> _Exercise description_: Gather all lines in the entries below that include the word "diagram".

> _Data extract_:
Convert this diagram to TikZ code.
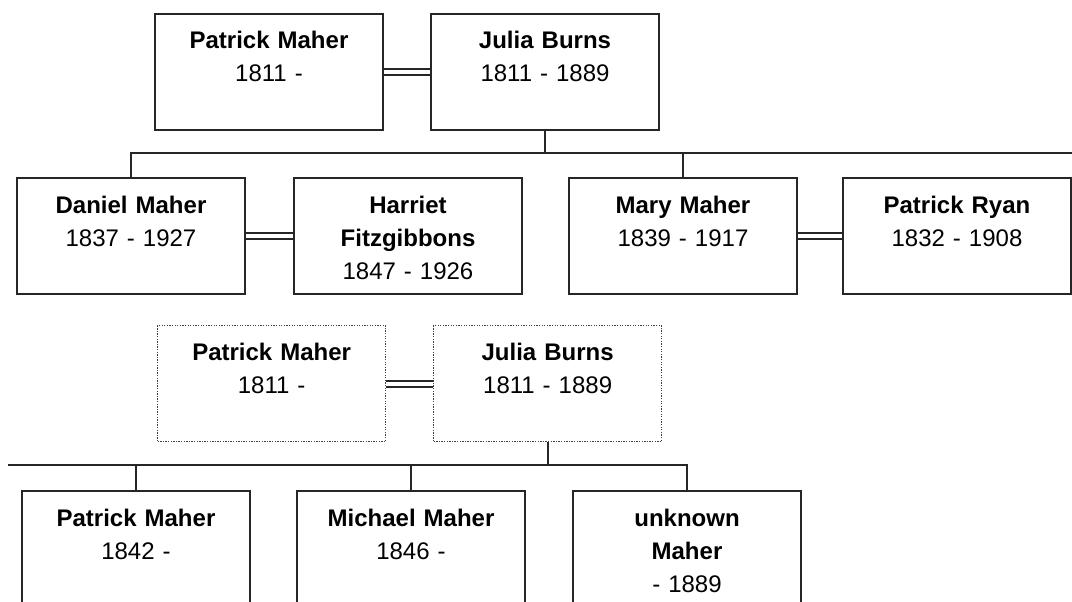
\documentclass[tikz,border=0pt]{standalone}
\usepackage{fontspec}
\setmainfont{Liberation Sans}
\usetikzlibrary{calc}

\begin{document}
\begin{tikzpicture}[
        x=1pt, y=-1pt,
        person box/.style={draw=black!85, line width=2pt, inner sep=0pt, anchor=north west,
            text width=228pt, align=center, text height=35pt, text depth=81pt,
            font=\fontsize{24}{33}\selectfont},
        ghost box/.style={person box, draw=black!75, line width=1.3pt, dash pattern=on 1.3pt off 1.3pt},
        marriage/.style={draw=black!85, line width=2pt, double, double distance=4pt},
        descent/.style={draw=black!85, line width=2pt}
    ]
    \useasboundingbox (0,0) rectangle (1072,602);
    \clip (0,0) rectangle (1072,602);

    % first family
    \node[person box] (pm1) at (154,13) {\textbf{Patrick Maher}\\1811 -};
    \node[person box] (jb1) at (430,13) {\textbf{Julia Burns}\\1811 - 1889};
    \node[person box] (dm) at (16,177) {\textbf{Daniel Maher}\\1837 - 1927};
    \node[person box] (hf) at (293,177) {\textbf{Harriet}\\\textbf{Fitzgibbons}\\1847 - 1926};
    \node[person box] (mm) at (568,177) {\textbf{Mary Maher}\\1839 - 1917};
    \node[person box] (pr) at (842,177) {\textbf{Patrick Ryan}\\1832 - 1908};

    % repeated parents
    \node[ghost box] (pm2) at (157,325) {\textbf{Patrick Maher}\\1811 -};
    \node[ghost box] (jb2) at (433,325) {\textbf{Julia Burns}\\1811 - 1889};
    \node[person box] (pm3) at (21,490) {\textbf{Patrick Maher}\\1842 -};
    \node[person box] (mi) at (296,490) {\textbf{Michael Maher}\\1846 -};
    \node[person box] (um) at (572,490) {\textbf{unknown}\\\textbf{Maher}\\- 1889};

    \coordinate (bar1) at (1072,153);
    \coordinate (bar2) at (8,465);

    \foreach \p/\q in {pm1/jb1,dm/hf,mm/pr,pm2/jb2} {
        \draw[marriage] (\p.east) -- (\q.west);
    }
    \draw[descent] (dm.north) |- (bar1);
    \draw[descent] (jb1.south) -- (jb1.south |- bar1);
    \draw[descent] (mm.north) -- (mm.north |- bar1);

    \draw[descent] (bar2) -| (um.north);
    \draw[descent] (jb2.south) -- (jb2.south |- bar2);
    \foreach \c in {pm3,mi} {
        \draw[descent] (\c.north) -- (\c.north |- bar2);
    }

\end{tikzpicture}
\end{document}
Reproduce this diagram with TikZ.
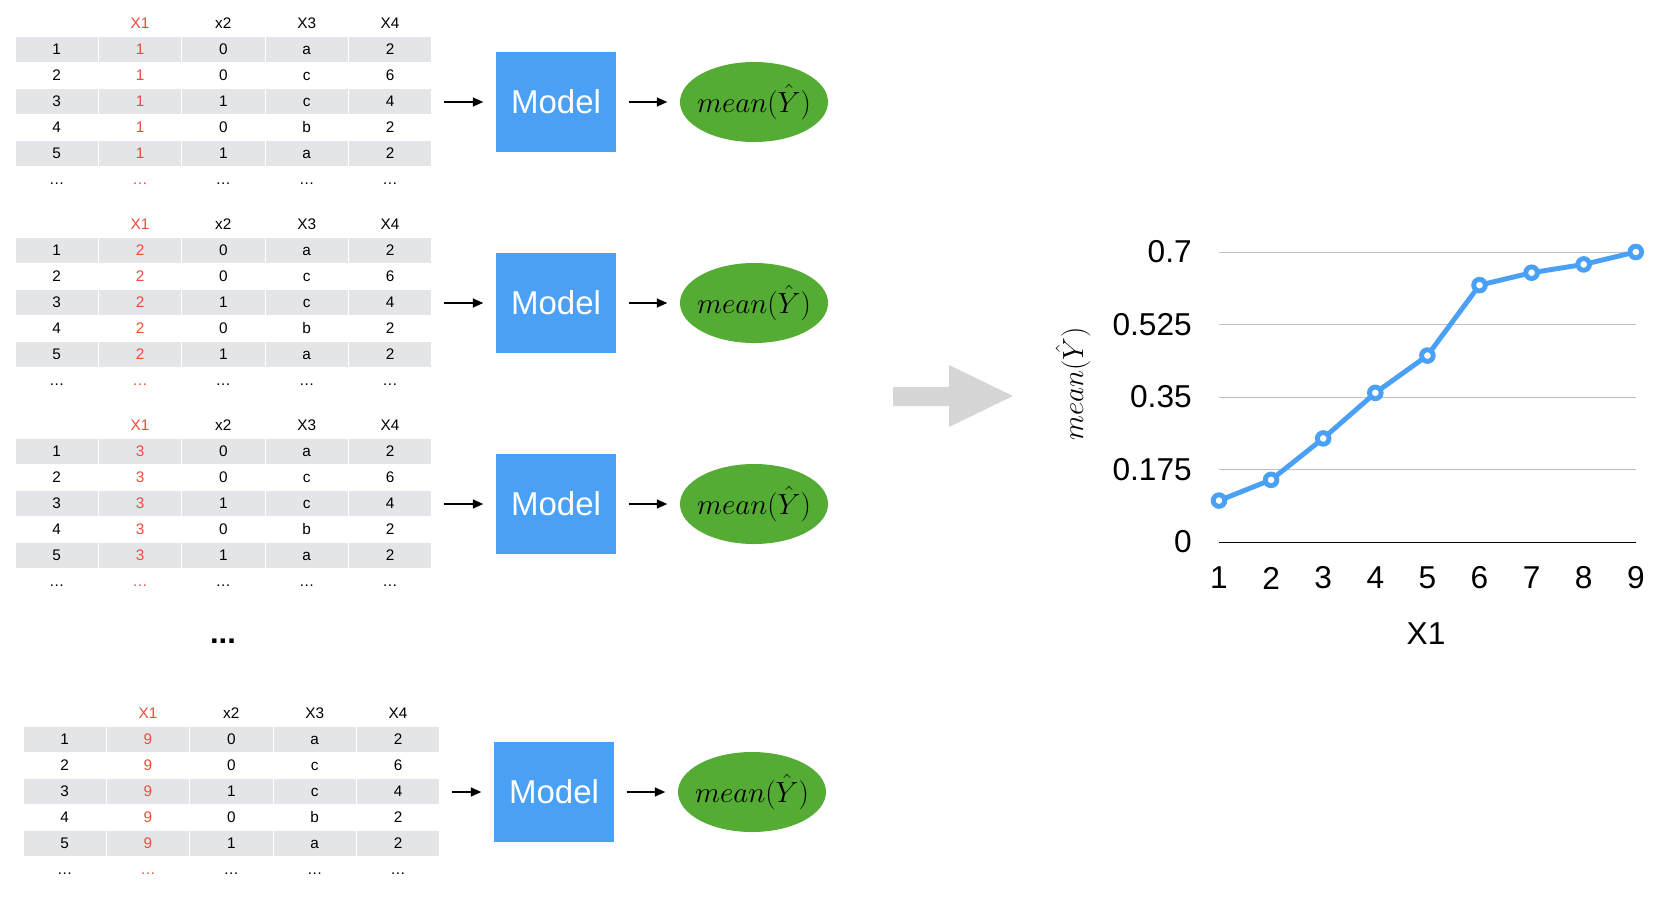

> _Full answer_:
Convert this diagram to TikZ code.
Reproduce this diagram with TikZ.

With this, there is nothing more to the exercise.